Dort griff Schieferdecker etwas später selbst zum E-Bass, um im Quartett mit Marius Holland (Klavier), Thomas Rosiwal (Schlagzeug) und Stargast Julian Wasserfuhr „Tutto“, eine Komposition aus dessen Heimatstudio zu spielen. Der Trompeter gastierte bereits zum dritten Mal an der Universität Bamberg und tat dem Ensemble auch dieses Mal außerordentlich gut. Wasserfuhr vollführte atemlose Sprints auf seinem Instrument, ohne die samtige Note zu verlieren, die ihn klanglich wunderbar kompatibel machte, wo immer er sich am Solomikrofon einflocht oder mit zwei Kollegen aus der Uni-Bigband in Impro-Wettstreit trat.

Um einem alten Klischee zu genügen, endet eine Familienfeier mit dem Großvater, der lebhaft von alten Zeiten erzählt und eine begeisterte Zuhörerschaft mit leuchtenden Augen um sich schart.
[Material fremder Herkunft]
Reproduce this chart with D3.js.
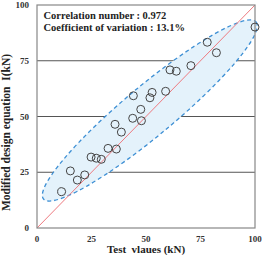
<!DOCTYPE html>
<html>
  <head>
    <meta charset="utf-8">
    <style>
      body { margin: 0; background: #fff; }
      svg text { font-family: "Liberation Serif", "Times New Roman", Times, serif; font-weight: bold; }
    </style>
  </head>
  <body>
    <svg id="chart" width="262" height="255"></svg>
    <script src="https://d3js.org/d3.v7.min.js"></script>
    <script>
      // test values and modified design equation values (kN)
      testValues = [11.3, 15.3, 18.5, 21.9, 24.8, 27.2, 29.5, 32.6, 36.4, 35.8, 38.7, 44.2,
                    43.9, 47.6, 47.9, 51.8, 52.8, 59.0, 61.0, 63.9, 70.6, 78.1, 82.3, 100.0]
      designValues = [16.3, 25.6, 21.5, 23.8, 31.8, 31.3, 30.8, 35.7, 35.4, 46.5, 43.0, 59.3,
                      49.2, 53.2, 48.1, 58.4, 60.8, 61.3, 70.9, 70.3, 72.8, 83.3, 78.6, 90.1]
      tickValues = [0, 25, 50, 75, 100]
      notes = ['Correlation number : 0.972', 'Coefficient of variation : 13.1%']
      // ends of the dashed confidence ellipse, in data units
      ellipseEnds = [[3.0, 13.0], [100.5, 92.4]]
      ellipseRatio = 0.18

      serif = '"Liberation Serif", "Times New Roman", Times, serif'
      width = 262
      height = 255
      margin = {top: 5, right: 7, bottom: 27, left: 37}

      xScale = d3.scaleLinear()
        .domain([0, 100])
        .range([margin.left, width - margin.right])
      yScale = d3.scaleLinear()
        .domain([0, 100])
        .range([height - margin.bottom, margin.top])

      const svg = d3.select('#chart')

      // horizontal grid lines
      svg.append('g')
        .selectAll('line')
        .data(tickValues.slice(1, -1))
        .join('line')
          .attr('x1', xScale(0))
          .attr('x2', xScale(100))
          .attr('y1', d => yScale(d))
          .attr('y2', d => yScale(d))
          .style('stroke', '#555')
          .style('stroke-width', 1)

      // ellipse
      const p0 = [xScale(ellipseEnds[0][0]), yScale(ellipseEnds[0][1])]
      const p1 = [xScale(ellipseEnds[1][0]), yScale(ellipseEnds[1][1])]
      const len = Math.hypot(p1[0] - p0[0], p1[1] - p0[1])
      const ang = Math.atan2(p1[1] - p0[1], p1[0] - p0[0]) * 180 / Math.PI
      svg.append('ellipse')
        .attr('transform', `translate(${(p0[0] + p1[0]) / 2},${(p0[1] + p1[1]) / 2}) rotate(${ang})`)
        .attr('rx', len / 2)
        .attr('ry', len / 2 * ellipseRatio)
        .style('fill', '#e4f2fb')
        .style('stroke', '#3d8fd4')
        .style('stroke-width', 1.3)
        .style('stroke-dasharray', '4,3')

      // 1:1 line
      svg.append('line')
        .attr('x1', xScale(0))
        .attr('y1', yScale(0))
        .attr('x2', xScale(100))
        .attr('y2', yScale(100))
        .style('stroke', '#ee7a80')
        .style('stroke-width', 1)

      // plot frame
      svg.append('rect')
        .attr('x', xScale(0))
        .attr('y', yScale(100))
        .attr('width', xScale(100) - xScale(0))
        .attr('height', yScale(0) - yScale(100))
        .style('fill', 'none')
        .style('stroke', '#888')
        .style('stroke-width', 1.2)

      // points
      svg.append('g')
        .selectAll('circle')
        .data(testValues)
        .join('circle')
          .attr('cx', d => xScale(d))
          .attr('cy', (d, i) => yScale(designValues[i]))
          .attr('r', 4)
          .style('fill', 'none')
          .style('stroke', '#444')
          .style('stroke-width', 1)

      // tick labels
      svg.append('g')
        .selectAll('text')
        .data(tickValues)
        .join('text')
          .attr('x', margin.left - 8)
          .attr('y', d => yScale(d) + 3)
          .attr('text-anchor', 'end')
          .attr('font-family', serif)
          .style('font-size', '9px')
          .style('fill', '#333')
          .text(d => d)
      svg.append('g')
        .selectAll('text')
        .data(tickValues)
        .join('text')
          .attr('x', d => xScale(d))
          .attr('y', yScale(0) + 14)
          .attr('text-anchor', 'middle')
          .attr('font-family', serif)
          .style('font-size', '9px')
          .style('fill', '#333')
          .text(d => d)

      // notes
      svg.append('g')
        .selectAll('text')
        .data(notes)
        .join('text')
          .attr('x', xScale(3))
          .attr('y', (d, i) => 19 + i * 12)
          .attr('font-family', serif)
          .style('font-size', '10.5px')
          .style('fill', '#222')
          .text(d => d)

      // axis titles
      svg.append('text')
        .attr('x', (xScale(0) + xScale(100)) / 2)
        .attr('y', height - 2)
        .attr('text-anchor', 'middle')
        .attr('xml:space', 'preserve')
        .attr('font-family', serif)
        .style('font-size', '11px')
        .style('fill', '#222')
        .text('Test  vlaues (kN)')
      svg.append('text')
        .attr('transform', `translate(10,${(yScale(0) + yScale(100)) / 2 + 16}) rotate(-90)`)
        .attr('text-anchor', 'middle')
        .attr('xml:space', 'preserve')
        .attr('font-family', serif)
        .style('font-size', '11.5px')
        .style('fill', '#222')
        .text('Modified design equation  I(kN)')
    </script>
  </body>
</html>
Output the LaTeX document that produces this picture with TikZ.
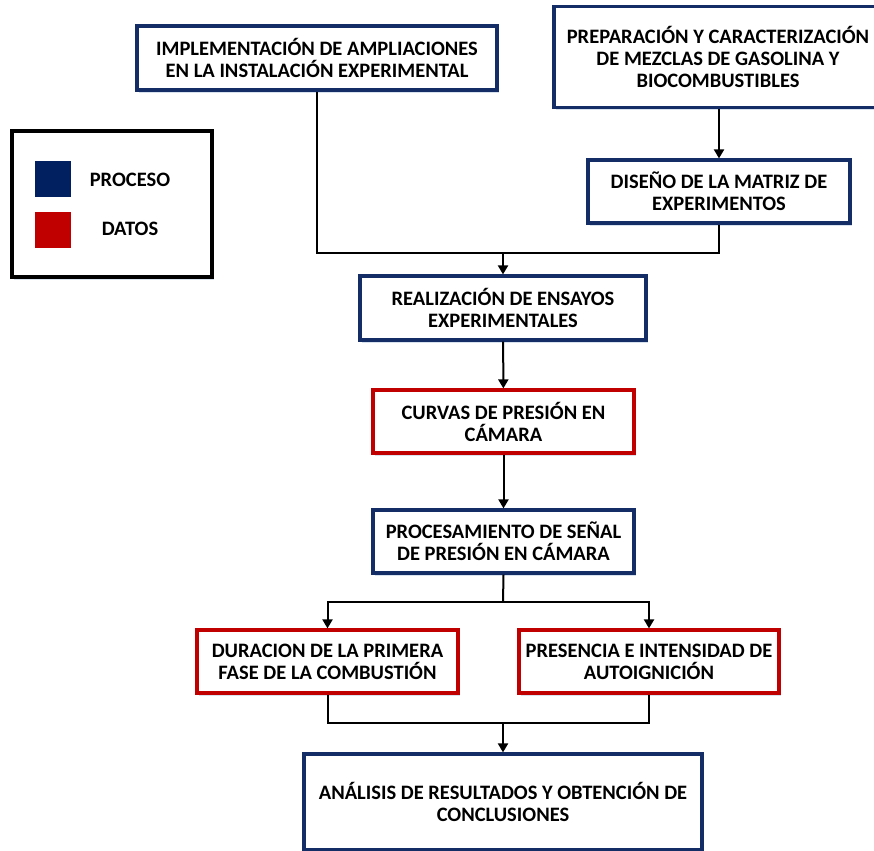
\documentclass[tikz,border=0pt]{standalone}
\usepackage{fontspec}
\setmainfont{Carlito}
\usetikzlibrary{shadows,arrows.meta}
\definecolor{pblue}{HTML}{152D66}
\definecolor{dred}{HTML}{C00000}
\definecolor{navy}{HTML}{002060}
\definecolor{shad}{HTML}{D8E2EF}
\begin{document}
\begin{tikzpicture}[x=1pt,y=-1pt,
  txt/.style={font=\fontsize{20.5}{22}\selectfont\bfseries, align=center},
  box/.style={txt, line width=3.2pt, fill=white, inner sep=0pt,
    drop shadow={shadow xshift=2pt, shadow yshift=-3pt, fill=shad, opacity=1}},
  proc/.style={box, draw=pblue},
  dato/.style={box, draw=dred},
  conn/.style={line width=2pt, black},
  arr/.style={conn, -{Triangle[length=9pt,width=10pt]}}]
\useasboundingbox (0,0) rectangle (874,850);

% legend
\node[draw=black, line width=3.5pt, fill=white, minimum width=200pt, minimum height=146pt,
  drop shadow={shadow xshift=2pt, shadow yshift=-3pt, fill=shad, opacity=1}] (leg) at (112,204) {};
\node[fill=navy, minimum size=36pt, inner sep=0pt] (sq1) at (53,179) {};
\node[fill=dred, minimum size=36pt, inner sep=0pt] (sq2) at (53,230) {};
\node[txt] (lt1) at (130,180) {PROCESO};
\node[txt] (lt2) at (130,229) {DATOS};

% boxes
\node[proc, minimum width=360pt, minimum height=64pt] (impl) at (317,58)
  {IMPLEMENTACIÓN DE AMPLIACIONES\\EN LA INSTALACIÓN EXPERIMENTAL};
\node[proc, minimum width=328pt, minimum height=101pt] (prep) at (718,57)
  {PREPARACIÓN Y CARACTERIZACIÓN\\DE MEZCLAS DE GASOLINA Y\\BIOCOMBUSTIBLES};
\node[proc, minimum width=262pt, minimum height=63pt] (dis) at (719,191.5)
  {DISEÑO DE LA MATRIZ DE\\EXPERIMENTOS};
\node[proc, minimum width=286pt, minimum height=64pt] (real) at (503,308)
  {REALIZACIÓN DE ENSAYOS\\EXPERIMENTALES};
\node[dato, minimum width=261pt, minimum height=63pt] (curv) at (503.5,421.5)
  {CURVAS DE PRESIÓN EN\\CÁMARA};
\node[proc, minimum width=261pt, minimum height=63pt] (procs) at (503.5,541.5)
  {PROCESAMIENTO DE SEÑAL\\DE PRESIÓN EN CÁMARA};
\node[dato, minimum width=261pt, minimum height=63pt] (dur) at (327.5,661.5)
  {DURACION DE LA PRIMERA\\FASE DE LA COMBUSTIÓN};
\node[dato, minimum width=260pt, minimum height=63pt] (pres) at (649,661.5)
  {PRESENCIA E INTENSIDAD DE\\AUTOIGNICIÓN};
\node[proc, minimum width=398pt, minimum height=96pt] (anal) at (503,802)
  {ANÁLISIS DE RESULTADOS Y OBTENCIÓN DE\\CONCLUSIONES};

% connectors
\coordinate (j1) at (503,253);
\coordinate (j2) at (503,602);
\coordinate (j3) at (503,723);
\draw[conn] (impl.south) |- (j1);
\draw[conn] (dis.south) |- (j1);
\draw[arr] (j1) -- (real.north);
\draw[arr] (dis.north |- prep.south) -- (dis.north);
\draw[arr] (real) -- (curv);
\draw[arr] (curv) -- (procs);
\draw[conn] (procs.south) -- (j2);
\draw[arr] (j2) -| (dur.north);
\draw[arr] (j2) -| (pres.north);
\draw[conn] (dur.south) |- (j3);
\draw[conn] (pres.south) |- (j3);
\draw[arr] (j3) -- (anal.north);
\end{tikzpicture}
\end{document}
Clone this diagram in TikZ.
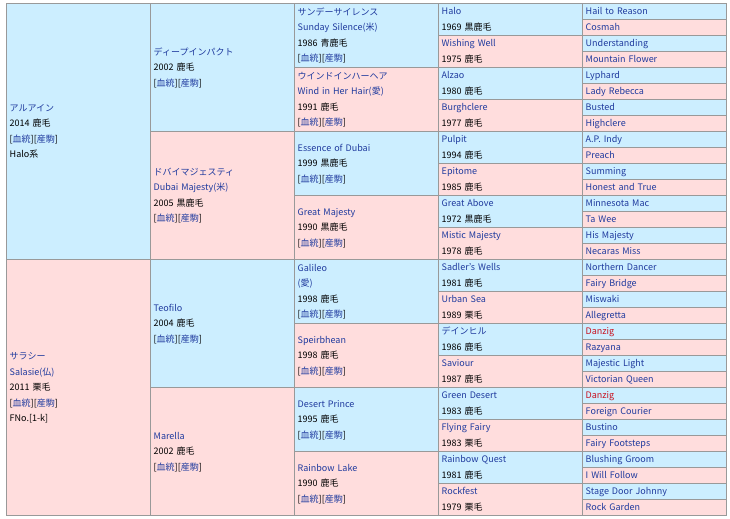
\documentclass[tikz,border=0pt]{standalone}
\usepackage{fontspec}
\setmainfont{Noto Sans CJK JP}
\definecolor{sb}{HTML}{CCEEFF}
\definecolor{dp}{HTML}{FFDDDD}
\definecolor{lk}{HTML}{1F3A9E}
\definecolor{rd}{HTML}{C8101E}
\definecolor{bd}{HTML}{999999}
\newcommand\lk[1]{{\color{lk}#1}}
\newcommand\rdn[1]{{\color{rd}#1}}
\newcommand\bl{[\lk{血統}][\lk{産駒}]}
\tikzset{
  pcell/.style={draw=bd, line width=1bp, anchor=north west, inner xsep=3.5bp, inner ysep=0pt,
    minimum width=144bp, text width=137bp, align=left,
    font=\fontsize{9bp}{15.5bp}\selectfont,
    execute at begin node=\strut, execute at end node=\strut},
  ga/.style={pcell, minimum height=256bp},
  gb/.style={pcell, minimum height=128bp},
  gc/.style={pcell, minimum height=64bp},
  gd/.style={pcell, minimum height=32bp},
  ge/.style={pcell, minimum height=16bp},
}
\newcommand\pc[5]{\node[#2,fill=#4] (#1) at ({5.7+144*#3}, {3+16*#5})}
\begin{document}
\begin{tikzpicture}[x=1bp,y=-1bp]
\useasboundingbox (0,0) rectangle (730,519);
\fill[white] (0,0) rectangle (730,519);
% generation 1
\pc{a1}{ga}{0}{sb}{0}{\lk{アルアイン}\\2014 鹿毛\\\bl\\Halo系};
\pc{a2}{ga}{0}{dp}{16}{\lk{サラシー}\\\lk{Salasie(仏)}\\2011 栗毛\\\bl\\FNo.[1-k]};
% generation 2
\pc{b1}{gb}{1}{sb}{0}{\lk{ディープインパクト}\\2002 鹿毛\\\bl};
\pc{b2}{gb}{1}{dp}{8}{\lk{ドバイマジェスティ}\\\lk{Dubai Majesty(米)}\\2005 黒鹿毛\\\bl};
\pc{b3}{gb}{1}{sb}{16}{\lk{Teofilo}\\2004 鹿毛\\\bl};
\pc{b4}{gb}{1}{dp}{24}{\lk{Marella}\\2002 鹿毛\\\bl};
% generation 3
\pc{c1}{gc}{2}{sb}{0}{\lk{サンデーサイレンス}\\\lk{Sunday Silence(米)}\\1986 青鹿毛\\\bl};
\pc{c2}{gc}{2}{dp}{4}{\lk{ウインドインハーヘア}\\\lk{Wind in Her Hair(愛)}\\1991 鹿毛\\\bl};
\pc{c3}{gc}{2}{sb}{8}{\lk{Essence of Dubai}\\1999 黒鹿毛\\\bl};
\pc{c4}{gc}{2}{dp}{12}{\lk{Great Majesty}\\1990 黒鹿毛\\\bl};
\pc{c5}{gc}{2}{sb}{16}{\lk{Galileo}\\\lk{(愛)}\\1998 鹿毛\\\bl};
\pc{c6}{gc}{2}{dp}{20}{\lk{Speirbhean}\\1998 鹿毛\\\bl};
\pc{c7}{gc}{2}{sb}{24}{\lk{Desert Prince}\\1995 鹿毛\\\bl};
\pc{c8}{gc}{2}{dp}{28}{\lk{Rainbow Lake}\\1990 鹿毛\\\bl};
% generation 4
\pc{d1}{gd}{3}{sb}{0}{\lk{Halo}\\1969 黒鹿毛};
\pc{d2}{gd}{3}{dp}{2}{\lk{Wishing Well}\\1975 鹿毛};
\pc{d3}{gd}{3}{sb}{4}{\lk{Alzao}\\1980 鹿毛};
\pc{d4}{gd}{3}{dp}{6}{\lk{Burghclere}\\1977 鹿毛};
\pc{d5}{gd}{3}{sb}{8}{\lk{Pulpit}\\1994 鹿毛};
\pc{d6}{gd}{3}{dp}{10}{\lk{Epitome}\\1985 鹿毛};
\pc{d7}{gd}{3}{sb}{12}{\lk{Great Above}\\1972 黒鹿毛};
\pc{d8}{gd}{3}{dp}{14}{\lk{Mistic Majesty}\\1978 鹿毛};
\pc{d9}{gd}{3}{sb}{16}{\lk{Sadler's Wells}\\1981 鹿毛};
\pc{d10}{gd}{3}{dp}{18}{\lk{Urban Sea}\\1989 栗毛};
\pc{d11}{gd}{3}{sb}{20}{\lk{デインヒル}\\1986 鹿毛};
\pc{d12}{gd}{3}{dp}{22}{\lk{Saviour}\\1987 鹿毛};
\pc{d13}{gd}{3}{sb}{24}{\lk{Green Desert}\\1983 鹿毛};
\pc{d14}{gd}{3}{dp}{26}{\lk{Flying Fairy}\\1983 栗毛};
\pc{d15}{gd}{3}{sb}{28}{\lk{Rainbow Quest}\\1981 鹿毛};
\pc{d16}{gd}{3}{dp}{30}{\lk{Rockfest}\\1979 栗毛};
% generation 5
\pc{e1}{ge}{4}{sb}{0}{\lk{Hail to Reason}};
\pc{e2}{ge}{4}{dp}{1}{\lk{Cosmah}};
\pc{e3}{ge}{4}{sb}{2}{\lk{Understanding}};
\pc{e4}{ge}{4}{dp}{3}{\lk{Mountain Flower}};
\pc{e5}{ge}{4}{sb}{4}{\lk{Lyphard}};
\pc{e6}{ge}{4}{dp}{5}{\lk{Lady Rebecca}};
\pc{e7}{ge}{4}{sb}{6}{\lk{Busted}};
\pc{e8}{ge}{4}{dp}{7}{\lk{Highclere}};
\pc{e9}{ge}{4}{sb}{8}{\lk{A.P. Indy}};
\pc{e10}{ge}{4}{dp}{9}{\lk{Preach}};
\pc{e11}{ge}{4}{sb}{10}{\lk{Summing}};
\pc{e12}{ge}{4}{dp}{11}{\lk{Honest and True}};
\pc{e13}{ge}{4}{sb}{12}{\lk{Minnesota Mac}};
\pc{e14}{ge}{4}{dp}{13}{\lk{Ta Wee}};
\pc{e15}{ge}{4}{sb}{14}{\lk{His Majesty}};
\pc{e16}{ge}{4}{dp}{15}{\lk{Necaras Miss}};
\pc{e17}{ge}{4}{sb}{16}{\lk{Northern Dancer}};
\pc{e18}{ge}{4}{dp}{17}{\lk{Fairy Bridge}};
\pc{e19}{ge}{4}{sb}{18}{\lk{Miswaki}};
\pc{e20}{ge}{4}{dp}{19}{\lk{Allegretta}};
\pc{e21}{ge}{4}{sb}{20}{\rdn{Danzig}};
\pc{e22}{ge}{4}{dp}{21}{\lk{Razyana}};
\pc{e23}{ge}{4}{sb}{22}{\lk{Majestic Light}};
\pc{e24}{ge}{4}{dp}{23}{\lk{Victorian Queen}};
\pc{e25}{ge}{4}{sb}{24}{\rdn{Danzig}};
\pc{e26}{ge}{4}{dp}{25}{\lk{Foreign Courier}};
\pc{e27}{ge}{4}{sb}{26}{\lk{Bustino}};
\pc{e28}{ge}{4}{dp}{27}{\lk{Fairy Footsteps}};
\pc{e29}{ge}{4}{sb}{28}{\lk{Blushing Groom}};
\pc{e30}{ge}{4}{dp}{29}{\lk{I Will Follow}};
\pc{e31}{ge}{4}{sb}{30}{\lk{Stage Door Johnny}};
\pc{e32}{ge}{4}{dp}{31}{\lk{Rock Garden}};
\end{tikzpicture}
\end{document}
Diese Rolle übernahm – gerne und gut – Roland Kocina, Gründer und langjähriger Leiter der Band, mit dem verschmitzten Klarinettenklang aus Benny Goodmans „Sing, Sing, Sing“. Bemerkenswert, dass auch mit einem Instrument von vergleichsweise sanfter Gangart im Saal die gesunde Fiebrigkeit zu wecken ist, aus welcher sich wilde Drum-Solos hinaufschrauben und letzte Energievorräte der Musiker verbraucht werden.